A imagem e o talento

Nestes tempos em que a imagem vale mais do que mil talentos, há pessoas que por muito que façam, dificilmente verão reconhecidos os méritos. Assaltam-me a memória uma série de nomes que poderíamos encaixar neste vasto naipe, mas queria falar de um: Sebastião Antunes. Assim de repente, é um nome comum que não dirá muito à esmagadora maioria dos portugueses, e não é de estranhar, apesar de ser um honesto compositor, autor e intérprete musical há cerca de 20 anos. Conheci-o no princípio dos anos 90, no Cacém, onde ambos morávamos; ele o artista, eu o espectador e admirador. Integrava então um projecto chamado Peace Makers, que chegou a ter alguma repercussão, particularmente com um tema intitulado Caixa de Música. Bandolins, violinos, gaitas-de-foles, flautas, letras sempre com sentido e terminologias populares, assim como as músicas, melodiosas ou ritmadas, mas com sonoridades bem ancoradas naquilo que é a essência das nossas origens culturais, que em tempos remotos nos chegaram do Norte da Europa.
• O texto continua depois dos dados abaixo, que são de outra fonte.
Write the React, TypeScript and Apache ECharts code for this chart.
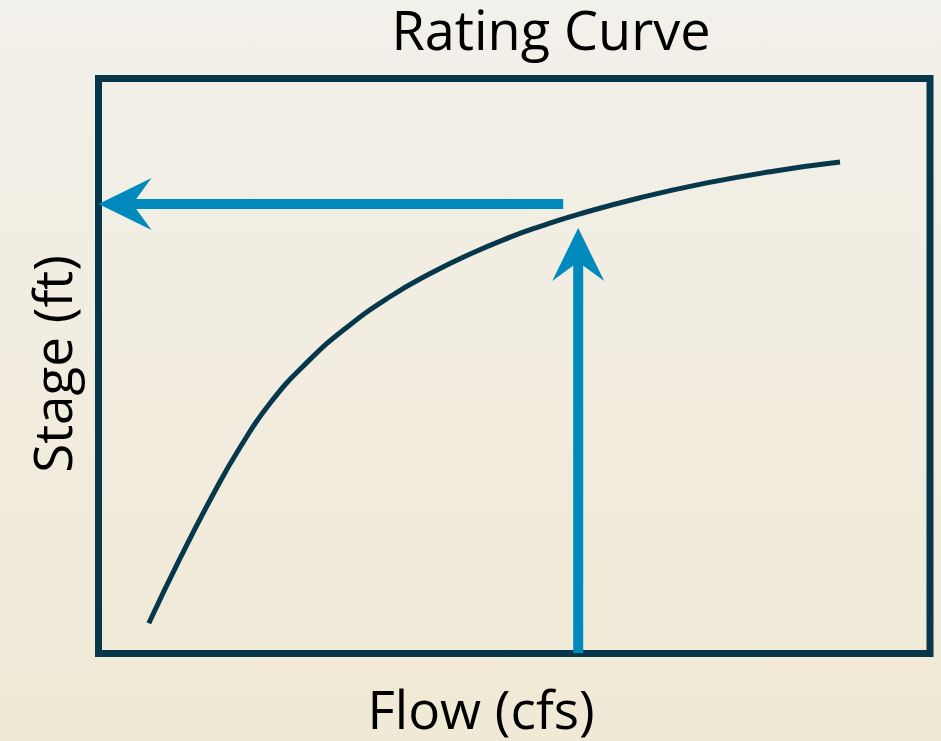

Pouco depois nascia um outro projecto, que teria uma maior projecção, os Quadrilha. Fizeram cinco álbuns, mas falava-se deles apenas aquando do lançamento das novas criações. Passavam então uma ou outra música numa ou noutra estação de rádio, quase sempre na Antena 1, e pouco mais. Por vezes iam à televisão, quase sempre àqueles programas de fim de tarde, onde abundam os playbacks - mas quem pode desperdiçar uma ida à televisão? essa majestade que tudo devora. Sebastião Antunes tem feito uma carreira digna, mas discreta, discreta de mais face ao que merece. Ele é o comandante desta Quadrilha, o guia da banda, o seu principal municiador de músicas, letras e a voz principal. Foi fazendo outras experiências esporádicas com outros músicos, outras sensibilidades, sem nunca se afastar das origens.
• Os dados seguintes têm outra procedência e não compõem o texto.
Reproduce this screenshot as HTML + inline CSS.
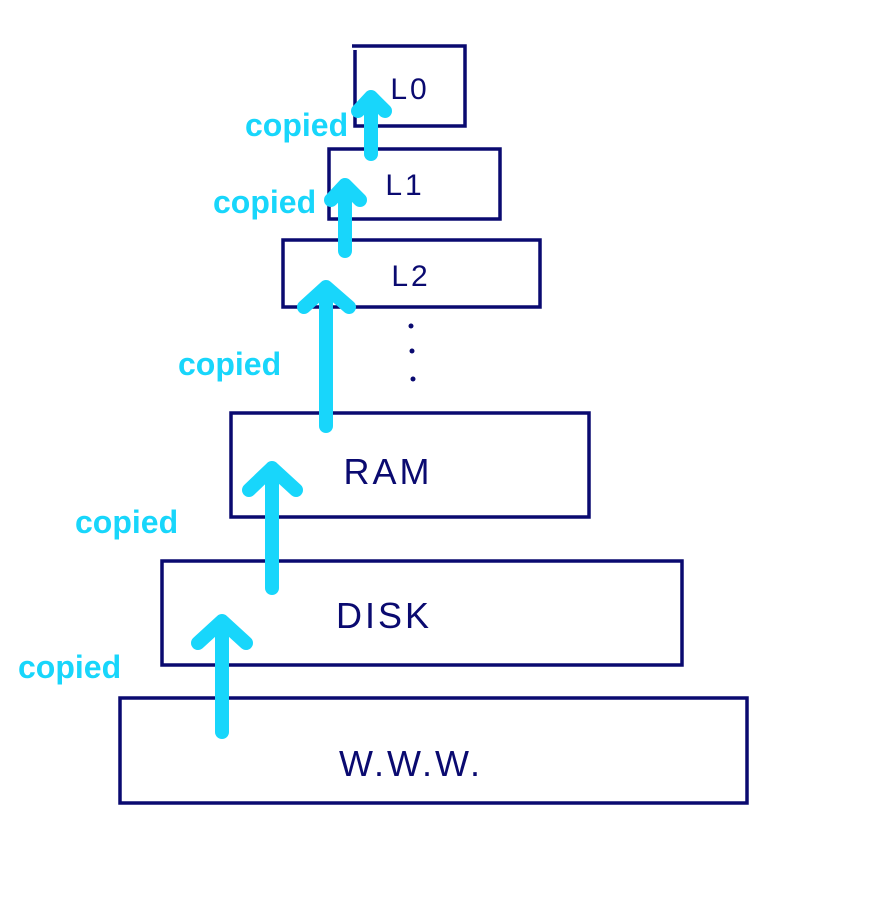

Esta segunda-feira, dia 19, foi posto à venda o seu primeiro disco a solo; «Cá Dentro» é o seu título. São doze temas, nove dos quais originais, onde está presente o cunho que distingue este cante-autor: as sonoridades celtas, com reflexos evidentes nas manifestações culturais mais arreigadas nas gentes de Trás-os-Montes, Minho, Galiza, entre muitas outras regiões e países puxados a Norte.
Ainda que, resignando-nos aos ventos que sopram e ditam as preferências do consumo imediato, do usar rápido e deitar fora igualmente rápido, para comprarmos mais; talvez vencidos, mas nunca convencidos de que a imagem vale mais do que mil talentos, ainda assim, vale bem a pena ouvirmos este «Cá Dentro» e, sempre, Sebastião Antunes. Primeiro porque é muito bom, e esta razão bastaria, depois, por uma questão de militância pelas coisas autênticas que resistem. Ao ouvi-lo até parece que prevaricamos, porque damos um safanão a essa tendência pós moderna de tratar a cultura como coisa real por fora visando apenas o lucro, mas sem substância real por dentro; chutamos para canto os produtos que não conseguem acrescentar coisa alguma a um futuro cultural matizado como desejamos, pelo contrário, engrossam o caudal que parece seguir irreprimível no caminho do unanimismo cultural. Para pobreza de todos nós.